───── TASK MATERIAL
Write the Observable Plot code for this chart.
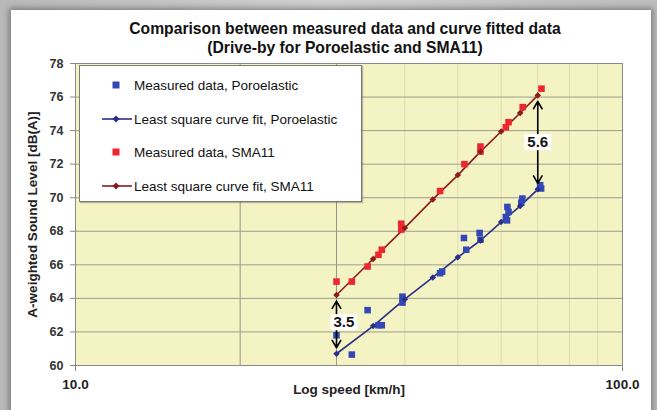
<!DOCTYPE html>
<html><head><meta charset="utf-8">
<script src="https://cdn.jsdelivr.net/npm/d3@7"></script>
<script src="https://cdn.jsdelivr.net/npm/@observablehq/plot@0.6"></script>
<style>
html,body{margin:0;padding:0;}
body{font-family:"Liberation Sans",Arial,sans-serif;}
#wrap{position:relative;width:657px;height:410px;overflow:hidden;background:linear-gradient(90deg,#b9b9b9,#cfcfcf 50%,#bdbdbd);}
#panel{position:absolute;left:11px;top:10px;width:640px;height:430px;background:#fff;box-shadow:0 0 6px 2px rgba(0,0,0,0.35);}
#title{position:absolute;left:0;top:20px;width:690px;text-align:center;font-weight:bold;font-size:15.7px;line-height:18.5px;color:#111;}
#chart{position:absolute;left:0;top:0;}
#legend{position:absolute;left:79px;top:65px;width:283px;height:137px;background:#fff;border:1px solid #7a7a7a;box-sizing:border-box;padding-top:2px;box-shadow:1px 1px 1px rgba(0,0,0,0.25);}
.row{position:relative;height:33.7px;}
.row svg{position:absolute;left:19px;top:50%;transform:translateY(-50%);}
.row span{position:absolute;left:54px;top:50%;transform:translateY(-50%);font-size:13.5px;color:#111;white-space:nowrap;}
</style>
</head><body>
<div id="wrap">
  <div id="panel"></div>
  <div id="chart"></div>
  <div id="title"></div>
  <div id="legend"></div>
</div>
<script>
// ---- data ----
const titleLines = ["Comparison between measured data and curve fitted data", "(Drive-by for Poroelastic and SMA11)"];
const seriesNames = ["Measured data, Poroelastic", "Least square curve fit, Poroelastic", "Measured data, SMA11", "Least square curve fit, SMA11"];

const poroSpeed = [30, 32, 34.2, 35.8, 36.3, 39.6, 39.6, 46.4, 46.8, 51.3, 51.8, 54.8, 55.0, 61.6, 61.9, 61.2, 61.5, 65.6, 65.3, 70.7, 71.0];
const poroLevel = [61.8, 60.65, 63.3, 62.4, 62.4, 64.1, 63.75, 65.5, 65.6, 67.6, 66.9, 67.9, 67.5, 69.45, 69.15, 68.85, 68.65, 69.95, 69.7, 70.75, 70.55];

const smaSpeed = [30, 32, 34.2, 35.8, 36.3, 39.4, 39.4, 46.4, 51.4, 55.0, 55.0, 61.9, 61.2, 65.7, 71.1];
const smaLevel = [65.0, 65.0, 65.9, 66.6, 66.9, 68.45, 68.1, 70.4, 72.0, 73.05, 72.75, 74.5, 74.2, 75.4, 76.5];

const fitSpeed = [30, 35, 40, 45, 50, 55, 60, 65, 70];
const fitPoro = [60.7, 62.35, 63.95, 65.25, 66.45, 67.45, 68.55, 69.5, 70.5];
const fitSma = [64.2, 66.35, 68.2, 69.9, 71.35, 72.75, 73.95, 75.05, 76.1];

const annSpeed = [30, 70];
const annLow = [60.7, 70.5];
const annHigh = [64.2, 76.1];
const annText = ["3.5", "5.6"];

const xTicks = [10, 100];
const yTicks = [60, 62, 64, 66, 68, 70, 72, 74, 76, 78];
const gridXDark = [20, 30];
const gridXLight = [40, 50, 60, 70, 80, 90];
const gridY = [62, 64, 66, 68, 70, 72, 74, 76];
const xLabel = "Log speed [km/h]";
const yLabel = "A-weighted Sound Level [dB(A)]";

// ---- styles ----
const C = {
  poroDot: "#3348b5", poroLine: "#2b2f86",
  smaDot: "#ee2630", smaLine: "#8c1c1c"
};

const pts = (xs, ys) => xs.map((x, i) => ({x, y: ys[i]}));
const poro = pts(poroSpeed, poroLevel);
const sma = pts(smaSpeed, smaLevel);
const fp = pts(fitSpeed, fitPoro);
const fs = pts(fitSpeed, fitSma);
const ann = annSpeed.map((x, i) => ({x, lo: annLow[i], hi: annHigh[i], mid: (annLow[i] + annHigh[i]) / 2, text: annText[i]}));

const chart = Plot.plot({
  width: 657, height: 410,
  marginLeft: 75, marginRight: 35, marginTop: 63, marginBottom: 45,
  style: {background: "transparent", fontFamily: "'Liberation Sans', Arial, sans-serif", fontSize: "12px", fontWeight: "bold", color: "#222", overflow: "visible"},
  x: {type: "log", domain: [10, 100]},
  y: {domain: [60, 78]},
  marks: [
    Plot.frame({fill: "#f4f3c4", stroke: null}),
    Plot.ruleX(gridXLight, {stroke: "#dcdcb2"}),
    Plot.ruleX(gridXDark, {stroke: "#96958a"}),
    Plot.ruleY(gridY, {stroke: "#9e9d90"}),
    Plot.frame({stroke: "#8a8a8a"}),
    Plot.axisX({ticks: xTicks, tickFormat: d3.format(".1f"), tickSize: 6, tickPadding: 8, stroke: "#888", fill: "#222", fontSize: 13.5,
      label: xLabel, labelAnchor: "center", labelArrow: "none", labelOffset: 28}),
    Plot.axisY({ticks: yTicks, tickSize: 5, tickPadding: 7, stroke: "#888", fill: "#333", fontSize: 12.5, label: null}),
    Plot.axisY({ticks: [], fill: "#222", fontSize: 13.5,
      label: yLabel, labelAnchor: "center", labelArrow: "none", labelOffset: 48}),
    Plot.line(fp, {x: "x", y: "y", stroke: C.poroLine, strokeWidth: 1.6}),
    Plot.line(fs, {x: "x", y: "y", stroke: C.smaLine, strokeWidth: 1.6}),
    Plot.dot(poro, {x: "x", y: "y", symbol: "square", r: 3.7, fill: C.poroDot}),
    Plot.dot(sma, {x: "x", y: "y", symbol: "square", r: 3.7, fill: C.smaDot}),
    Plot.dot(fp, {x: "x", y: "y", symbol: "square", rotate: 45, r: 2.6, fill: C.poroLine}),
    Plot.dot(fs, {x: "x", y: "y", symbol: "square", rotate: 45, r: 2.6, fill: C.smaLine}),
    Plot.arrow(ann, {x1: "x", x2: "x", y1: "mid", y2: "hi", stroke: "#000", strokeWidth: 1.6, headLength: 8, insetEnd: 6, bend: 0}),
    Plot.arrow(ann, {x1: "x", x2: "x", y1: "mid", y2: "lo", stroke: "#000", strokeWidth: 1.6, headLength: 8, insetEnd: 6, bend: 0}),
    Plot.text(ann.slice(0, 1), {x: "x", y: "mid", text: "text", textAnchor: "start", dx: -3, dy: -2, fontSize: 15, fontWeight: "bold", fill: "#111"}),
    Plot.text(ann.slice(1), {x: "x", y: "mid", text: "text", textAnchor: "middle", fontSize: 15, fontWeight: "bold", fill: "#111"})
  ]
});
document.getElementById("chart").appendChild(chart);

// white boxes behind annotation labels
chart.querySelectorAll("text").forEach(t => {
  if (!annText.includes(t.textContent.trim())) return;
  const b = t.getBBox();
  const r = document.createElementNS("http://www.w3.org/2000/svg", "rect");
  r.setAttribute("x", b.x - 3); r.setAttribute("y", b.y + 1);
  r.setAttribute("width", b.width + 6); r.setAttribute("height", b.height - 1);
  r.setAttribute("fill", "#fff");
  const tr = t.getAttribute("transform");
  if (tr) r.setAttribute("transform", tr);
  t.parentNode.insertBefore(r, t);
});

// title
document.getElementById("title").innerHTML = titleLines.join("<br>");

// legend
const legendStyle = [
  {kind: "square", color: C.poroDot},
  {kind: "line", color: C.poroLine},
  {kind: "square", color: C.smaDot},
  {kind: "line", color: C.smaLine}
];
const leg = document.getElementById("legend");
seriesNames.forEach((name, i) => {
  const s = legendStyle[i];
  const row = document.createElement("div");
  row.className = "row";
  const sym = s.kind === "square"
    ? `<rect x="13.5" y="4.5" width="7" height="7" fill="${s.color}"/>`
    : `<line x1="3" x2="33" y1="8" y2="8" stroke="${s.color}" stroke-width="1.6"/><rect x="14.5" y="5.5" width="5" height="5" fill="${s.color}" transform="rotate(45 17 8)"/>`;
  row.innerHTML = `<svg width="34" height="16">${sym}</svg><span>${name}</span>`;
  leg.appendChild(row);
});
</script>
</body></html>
──────────
───── TASK MATERIAL
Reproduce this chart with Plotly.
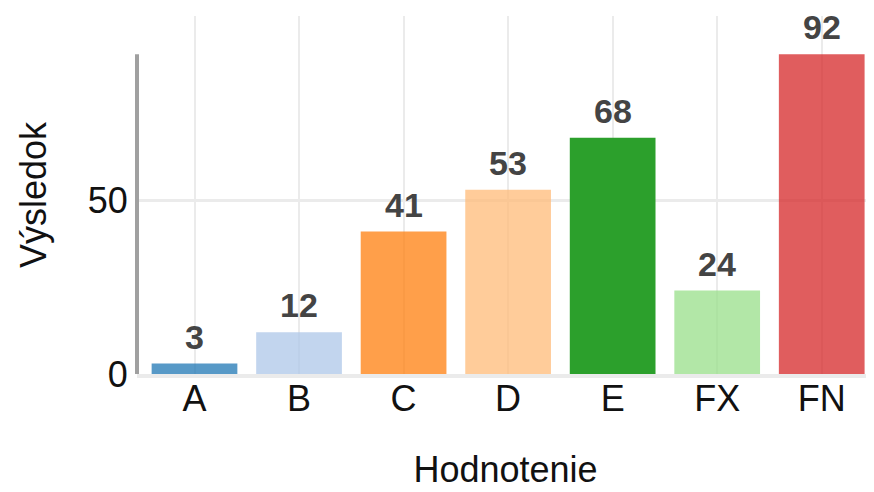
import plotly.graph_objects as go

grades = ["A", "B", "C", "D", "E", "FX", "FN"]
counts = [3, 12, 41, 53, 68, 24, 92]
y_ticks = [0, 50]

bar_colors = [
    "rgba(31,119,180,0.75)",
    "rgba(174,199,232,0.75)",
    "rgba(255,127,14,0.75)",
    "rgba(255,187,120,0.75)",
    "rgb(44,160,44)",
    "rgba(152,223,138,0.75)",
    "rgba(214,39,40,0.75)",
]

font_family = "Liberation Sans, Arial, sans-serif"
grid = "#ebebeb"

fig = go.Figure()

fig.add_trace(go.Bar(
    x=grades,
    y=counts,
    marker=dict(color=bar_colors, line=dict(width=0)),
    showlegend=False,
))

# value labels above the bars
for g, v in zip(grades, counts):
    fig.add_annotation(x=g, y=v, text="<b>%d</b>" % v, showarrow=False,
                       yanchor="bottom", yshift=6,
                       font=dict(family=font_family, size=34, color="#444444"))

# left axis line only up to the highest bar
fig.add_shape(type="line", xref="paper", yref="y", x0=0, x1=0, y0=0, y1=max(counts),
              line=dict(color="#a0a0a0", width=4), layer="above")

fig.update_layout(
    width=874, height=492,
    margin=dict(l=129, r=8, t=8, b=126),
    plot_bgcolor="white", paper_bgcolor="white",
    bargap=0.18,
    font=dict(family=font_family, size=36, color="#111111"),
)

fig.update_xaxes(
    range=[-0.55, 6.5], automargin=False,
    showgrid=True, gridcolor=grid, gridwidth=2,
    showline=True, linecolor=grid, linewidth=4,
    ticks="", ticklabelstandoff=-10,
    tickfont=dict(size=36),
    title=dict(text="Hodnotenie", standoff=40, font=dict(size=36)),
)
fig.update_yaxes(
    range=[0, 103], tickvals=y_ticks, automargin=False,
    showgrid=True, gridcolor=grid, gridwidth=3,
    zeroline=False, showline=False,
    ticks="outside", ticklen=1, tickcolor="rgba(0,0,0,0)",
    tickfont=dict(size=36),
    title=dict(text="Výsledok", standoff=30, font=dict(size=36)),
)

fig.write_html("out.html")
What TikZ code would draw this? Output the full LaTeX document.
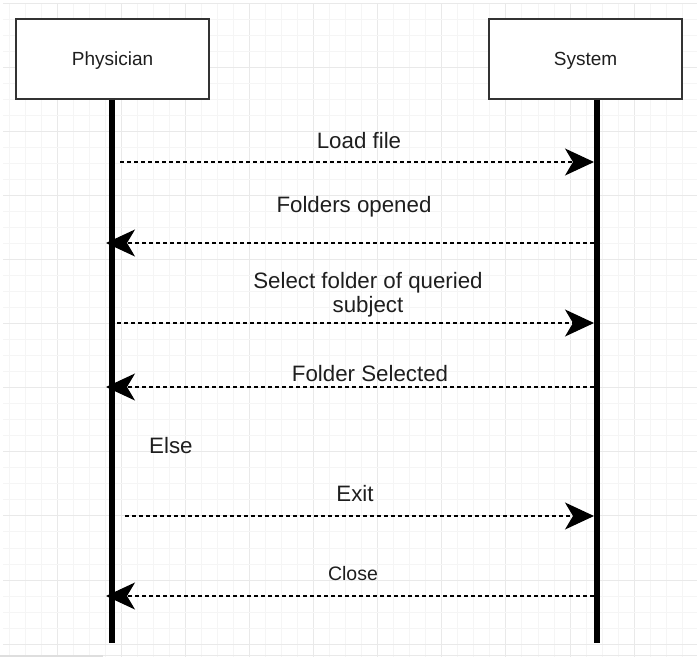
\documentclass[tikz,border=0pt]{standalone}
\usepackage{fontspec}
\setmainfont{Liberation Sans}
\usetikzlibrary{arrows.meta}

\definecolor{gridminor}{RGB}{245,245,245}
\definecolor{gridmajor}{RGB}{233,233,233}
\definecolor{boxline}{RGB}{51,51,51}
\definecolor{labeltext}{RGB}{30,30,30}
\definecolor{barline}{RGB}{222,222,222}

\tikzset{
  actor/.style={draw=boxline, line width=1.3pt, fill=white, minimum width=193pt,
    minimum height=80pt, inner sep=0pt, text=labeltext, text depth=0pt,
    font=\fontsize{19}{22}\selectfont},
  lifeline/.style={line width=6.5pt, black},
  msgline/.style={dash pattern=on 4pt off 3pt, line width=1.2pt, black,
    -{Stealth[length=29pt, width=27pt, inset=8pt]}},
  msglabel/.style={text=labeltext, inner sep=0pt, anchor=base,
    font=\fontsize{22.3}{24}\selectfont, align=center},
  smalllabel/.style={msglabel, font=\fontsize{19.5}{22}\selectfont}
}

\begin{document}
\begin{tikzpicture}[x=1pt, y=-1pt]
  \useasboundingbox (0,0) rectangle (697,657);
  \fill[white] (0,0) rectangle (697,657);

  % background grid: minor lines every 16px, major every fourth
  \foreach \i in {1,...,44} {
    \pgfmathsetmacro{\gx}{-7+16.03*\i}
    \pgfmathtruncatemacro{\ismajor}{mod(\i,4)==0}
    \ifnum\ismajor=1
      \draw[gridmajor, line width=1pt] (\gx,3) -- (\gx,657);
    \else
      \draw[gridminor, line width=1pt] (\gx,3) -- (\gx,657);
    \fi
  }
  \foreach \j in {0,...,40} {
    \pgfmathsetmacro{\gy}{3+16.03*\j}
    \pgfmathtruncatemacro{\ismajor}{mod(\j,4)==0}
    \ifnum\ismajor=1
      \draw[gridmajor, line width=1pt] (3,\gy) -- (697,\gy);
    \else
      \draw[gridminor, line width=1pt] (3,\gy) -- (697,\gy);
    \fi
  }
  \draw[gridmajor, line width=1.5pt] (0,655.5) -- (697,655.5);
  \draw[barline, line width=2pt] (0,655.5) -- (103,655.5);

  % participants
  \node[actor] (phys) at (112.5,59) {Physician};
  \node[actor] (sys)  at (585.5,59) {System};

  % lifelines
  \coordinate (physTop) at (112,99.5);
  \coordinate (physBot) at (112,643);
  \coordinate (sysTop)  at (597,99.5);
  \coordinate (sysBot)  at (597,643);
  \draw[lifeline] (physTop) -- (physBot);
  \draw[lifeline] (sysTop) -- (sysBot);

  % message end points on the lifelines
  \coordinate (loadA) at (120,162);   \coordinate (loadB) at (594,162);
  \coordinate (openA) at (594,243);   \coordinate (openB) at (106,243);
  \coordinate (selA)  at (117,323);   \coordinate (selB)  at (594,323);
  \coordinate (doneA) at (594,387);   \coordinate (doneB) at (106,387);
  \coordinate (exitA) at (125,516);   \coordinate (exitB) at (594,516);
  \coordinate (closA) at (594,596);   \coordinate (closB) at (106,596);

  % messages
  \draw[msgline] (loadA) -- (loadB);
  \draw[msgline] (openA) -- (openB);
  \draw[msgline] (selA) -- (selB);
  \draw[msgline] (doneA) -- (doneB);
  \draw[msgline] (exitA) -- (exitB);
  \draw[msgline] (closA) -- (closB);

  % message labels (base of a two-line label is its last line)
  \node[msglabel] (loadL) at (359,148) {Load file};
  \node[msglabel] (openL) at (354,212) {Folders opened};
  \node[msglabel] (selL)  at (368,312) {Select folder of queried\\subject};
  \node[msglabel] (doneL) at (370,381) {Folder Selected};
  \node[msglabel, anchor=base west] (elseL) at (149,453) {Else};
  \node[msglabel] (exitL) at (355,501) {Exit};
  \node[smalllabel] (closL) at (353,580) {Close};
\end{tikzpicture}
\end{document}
──────────
WHAT THE TASK REQUIRES
Pull out every line above that holds the word "this".

EXERCISE SOLUTION
Write the Observable Plot code for this chart.
Reproduce this chart with Plotly.
What TikZ code would draw this? Output the full LaTeX document.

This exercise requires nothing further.